THE PROBLEM ::
Write out the listing below without alteration, omitting its pictures.

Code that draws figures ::
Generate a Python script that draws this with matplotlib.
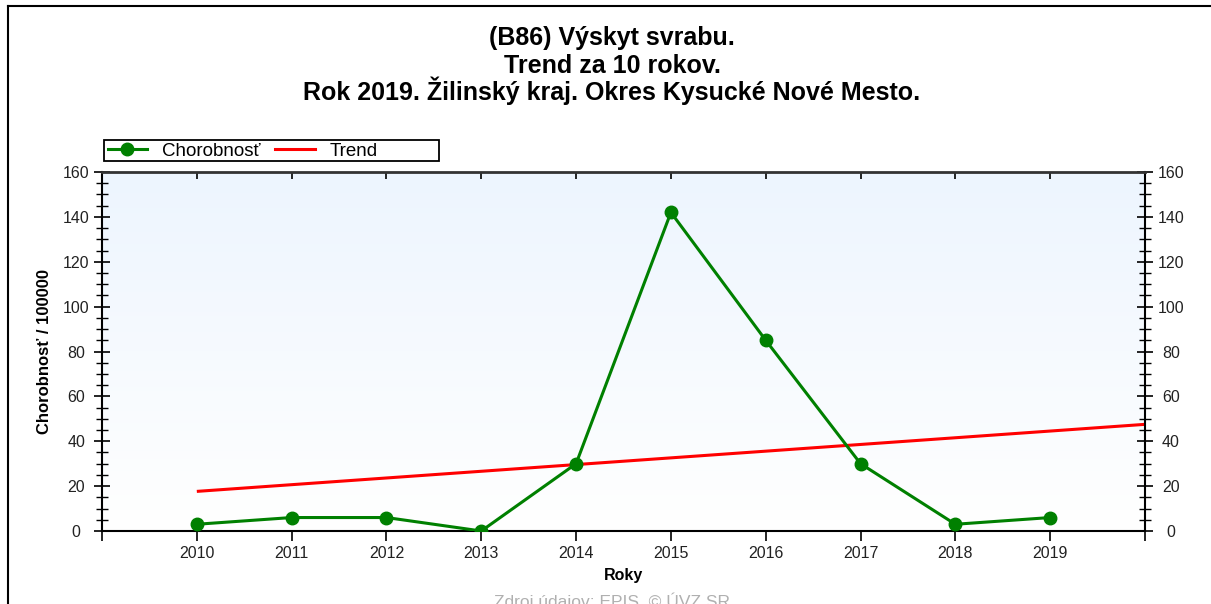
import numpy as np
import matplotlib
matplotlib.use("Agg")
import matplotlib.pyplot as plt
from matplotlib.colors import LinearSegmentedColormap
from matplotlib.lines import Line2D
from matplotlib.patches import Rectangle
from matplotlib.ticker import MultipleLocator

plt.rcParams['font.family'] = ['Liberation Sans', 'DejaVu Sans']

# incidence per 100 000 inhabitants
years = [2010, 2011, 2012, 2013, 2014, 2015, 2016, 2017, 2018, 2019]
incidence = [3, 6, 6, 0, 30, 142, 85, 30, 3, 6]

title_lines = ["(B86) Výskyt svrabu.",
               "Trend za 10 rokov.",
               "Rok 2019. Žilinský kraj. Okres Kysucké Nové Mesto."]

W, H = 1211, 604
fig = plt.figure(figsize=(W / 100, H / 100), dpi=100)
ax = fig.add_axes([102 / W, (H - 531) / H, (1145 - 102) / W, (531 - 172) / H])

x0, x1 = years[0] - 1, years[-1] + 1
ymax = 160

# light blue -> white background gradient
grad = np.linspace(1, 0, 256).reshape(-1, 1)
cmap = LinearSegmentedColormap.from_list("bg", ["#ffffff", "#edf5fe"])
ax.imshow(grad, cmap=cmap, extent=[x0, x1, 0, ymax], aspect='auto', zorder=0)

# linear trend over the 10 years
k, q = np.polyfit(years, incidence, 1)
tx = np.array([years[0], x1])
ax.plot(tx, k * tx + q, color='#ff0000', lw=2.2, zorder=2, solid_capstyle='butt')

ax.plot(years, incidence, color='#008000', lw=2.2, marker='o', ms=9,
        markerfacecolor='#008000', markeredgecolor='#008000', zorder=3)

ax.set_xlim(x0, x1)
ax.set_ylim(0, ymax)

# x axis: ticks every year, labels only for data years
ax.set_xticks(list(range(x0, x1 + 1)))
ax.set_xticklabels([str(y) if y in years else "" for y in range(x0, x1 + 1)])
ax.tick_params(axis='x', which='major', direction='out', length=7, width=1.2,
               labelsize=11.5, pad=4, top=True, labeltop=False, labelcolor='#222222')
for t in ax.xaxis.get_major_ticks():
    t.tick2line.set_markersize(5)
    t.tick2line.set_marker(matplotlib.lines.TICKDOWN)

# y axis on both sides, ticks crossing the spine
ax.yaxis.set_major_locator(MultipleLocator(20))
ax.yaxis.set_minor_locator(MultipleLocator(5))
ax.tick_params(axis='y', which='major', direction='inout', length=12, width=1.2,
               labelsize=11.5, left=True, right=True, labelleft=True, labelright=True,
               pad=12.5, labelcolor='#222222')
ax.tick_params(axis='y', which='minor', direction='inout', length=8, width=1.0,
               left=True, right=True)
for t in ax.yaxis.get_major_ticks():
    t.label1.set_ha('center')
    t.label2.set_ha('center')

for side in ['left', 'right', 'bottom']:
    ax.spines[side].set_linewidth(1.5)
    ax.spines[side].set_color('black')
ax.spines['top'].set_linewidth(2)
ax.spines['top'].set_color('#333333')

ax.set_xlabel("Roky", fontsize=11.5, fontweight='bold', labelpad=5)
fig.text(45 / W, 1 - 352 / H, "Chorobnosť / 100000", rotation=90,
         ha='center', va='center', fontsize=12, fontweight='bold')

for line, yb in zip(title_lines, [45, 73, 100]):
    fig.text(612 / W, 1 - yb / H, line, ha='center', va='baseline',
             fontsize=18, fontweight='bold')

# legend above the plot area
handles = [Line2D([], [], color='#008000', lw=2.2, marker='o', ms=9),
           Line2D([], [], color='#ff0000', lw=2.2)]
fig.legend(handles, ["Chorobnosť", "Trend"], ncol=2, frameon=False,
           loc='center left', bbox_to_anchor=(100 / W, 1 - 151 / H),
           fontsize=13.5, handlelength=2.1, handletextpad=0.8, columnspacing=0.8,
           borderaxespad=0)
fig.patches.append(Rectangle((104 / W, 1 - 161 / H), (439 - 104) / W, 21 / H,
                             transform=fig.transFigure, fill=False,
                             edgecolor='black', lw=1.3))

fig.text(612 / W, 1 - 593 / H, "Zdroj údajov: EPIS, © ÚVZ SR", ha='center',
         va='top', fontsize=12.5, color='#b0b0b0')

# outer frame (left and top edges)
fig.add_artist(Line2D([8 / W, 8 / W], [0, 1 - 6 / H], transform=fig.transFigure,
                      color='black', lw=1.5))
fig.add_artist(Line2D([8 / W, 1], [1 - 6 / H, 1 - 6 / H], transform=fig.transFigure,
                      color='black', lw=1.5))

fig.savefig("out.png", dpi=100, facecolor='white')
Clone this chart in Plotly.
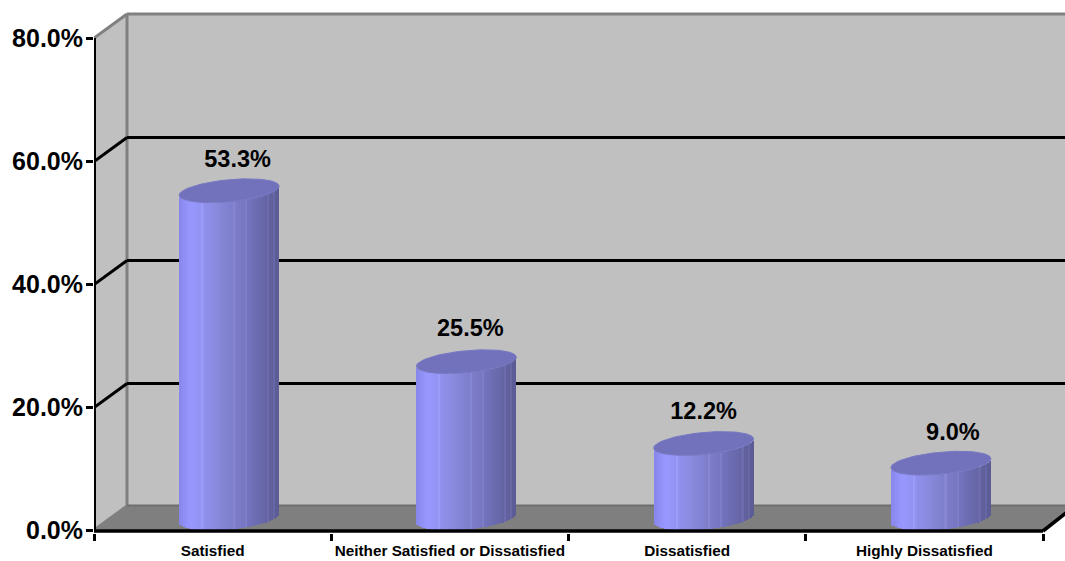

SOLUTION FOR THIS EXERCISE ::
Generate a Python script that draws this with matplotlib.
import numpy as np
import matplotlib
matplotlib.use("Agg")
import matplotlib.pyplot as plt
from matplotlib.colors import LinearSegmentedColormap
from matplotlib.lines import Line2D
from matplotlib.patches import Rectangle
from matplotlib.ticker import MultipleLocator

plt.rcParams['font.family'] = ['Liberation Sans', 'DejaVu Sans']

# incidence per 100 000 inhabitants
years = [2010, 2011, 2012, 2013, 2014, 2015, 2016, 2017, 2018, 2019]
incidence = [3, 6, 6, 0, 30, 142, 85, 30, 3, 6]

title_lines = ["(B86) Výskyt svrabu.",
               "Trend za 10 rokov.",
               "Rok 2019. Žilinský kraj. Okres Kysucké Nové Mesto."]

W, H = 1211, 604
fig = plt.figure(figsize=(W / 100, H / 100), dpi=100)
ax = fig.add_axes([102 / W, (H - 531) / H, (1145 - 102) / W, (531 - 172) / H])

x0, x1 = years[0] - 1, years[-1] + 1
ymax = 160

# light blue -> white background gradient
grad = np.linspace(1, 0, 256).reshape(-1, 1)
cmap = LinearSegmentedColormap.from_list("bg", ["#ffffff", "#edf5fe"])
ax.imshow(grad, cmap=cmap, extent=[x0, x1, 0, ymax], aspect='auto', zorder=0)

# linear trend over the 10 years
k, q = np.polyfit(years, incidence, 1)
tx = np.array([years[0], x1])
ax.plot(tx, k * tx + q, color='#ff0000', lw=2.2, zorder=2, solid_capstyle='butt')

ax.plot(years, incidence, color='#008000', lw=2.2, marker='o', ms=9,
        markerfacecolor='#008000', markeredgecolor='#008000', zorder=3)

ax.set_xlim(x0, x1)
ax.set_ylim(0, ymax)

# x axis: ticks every year, labels only for data years
ax.set_xticks(list(range(x0, x1 + 1)))
ax.set_xticklabels([str(y) if y in years else "" for y in range(x0, x1 + 1)])
ax.tick_params(axis='x', which='major', direction='out', length=7, width=1.2,
               labelsize=11.5, pad=4, top=True, labeltop=False, labelcolor='#222222')
for t in ax.xaxis.get_major_ticks():
    t.tick2line.set_markersize(5)
    t.tick2line.set_marker(matplotlib.lines.TICKDOWN)

# y axis on both sides, ticks crossing the spine
ax.yaxis.set_major_locator(MultipleLocator(20))
ax.yaxis.set_minor_locator(MultipleLocator(5))
ax.tick_params(axis='y', which='major', direction='inout', length=12, width=1.2,
               labelsize=11.5, left=True, right=True, labelleft=True, labelright=True,
               pad=12.5, labelcolor='#222222')
ax.tick_params(axis='y', which='minor', direction='inout', length=8, width=1.0,
               left=True, right=True)
for t in ax.yaxis.get_major_ticks():
    t.label1.set_ha('center')
    t.label2.set_ha('center')

for side in ['left', 'right', 'bottom']:
    ax.spines[side].set_linewidth(1.5)
    ax.spines[side].set_color('black')
ax.spines['top'].set_linewidth(2)
ax.spines['top'].set_color('#333333')

ax.set_xlabel("Roky", fontsize=11.5, fontweight='bold', labelpad=5)
fig.text(45 / W, 1 - 352 / H, "Chorobnosť / 100000", rotation=90,
         ha='center', va='center', fontsize=12, fontweight='bold')

for line, yb in zip(title_lines, [45, 73, 100]):
    fig.text(612 / W, 1 - yb / H, line, ha='center', va='baseline',
             fontsize=18, fontweight='bold')

# legend above the plot area
handles = [Line2D([], [], color='#008000', lw=2.2, marker='o', ms=9),
           Line2D([], [], color='#ff0000', lw=2.2)]
fig.legend(handles, ["Chorobnosť", "Trend"], ncol=2, frameon=False,
           loc='center left', bbox_to_anchor=(100 / W, 1 - 151 / H),
           fontsize=13.5, handlelength=2.1, handletextpad=0.8, columnspacing=0.8,
           borderaxespad=0)
fig.patches.append(Rectangle((104 / W, 1 - 161 / H), (439 - 104) / W, 21 / H,
                             transform=fig.transFigure, fill=False,
                             edgecolor='black', lw=1.3))

fig.text(612 / W, 1 - 593 / H, "Zdroj údajov: EPIS, © ÚVZ SR", ha='center',
         va='top', fontsize=12.5, color='#b0b0b0')

# outer frame (left and top edges)
fig.add_artist(Line2D([8 / W, 8 / W], [0, 1 - 6 / H], transform=fig.transFigure,
                      color='black', lw=1.5))
fig.add_artist(Line2D([8 / W, 1], [1 - 6 / H, 1 - 6 / H], transform=fig.transFigure,
                      color='black', lw=1.5))

fig.savefig("out.png", dpi=100, facecolor='white')
Clone this chart in Plotly.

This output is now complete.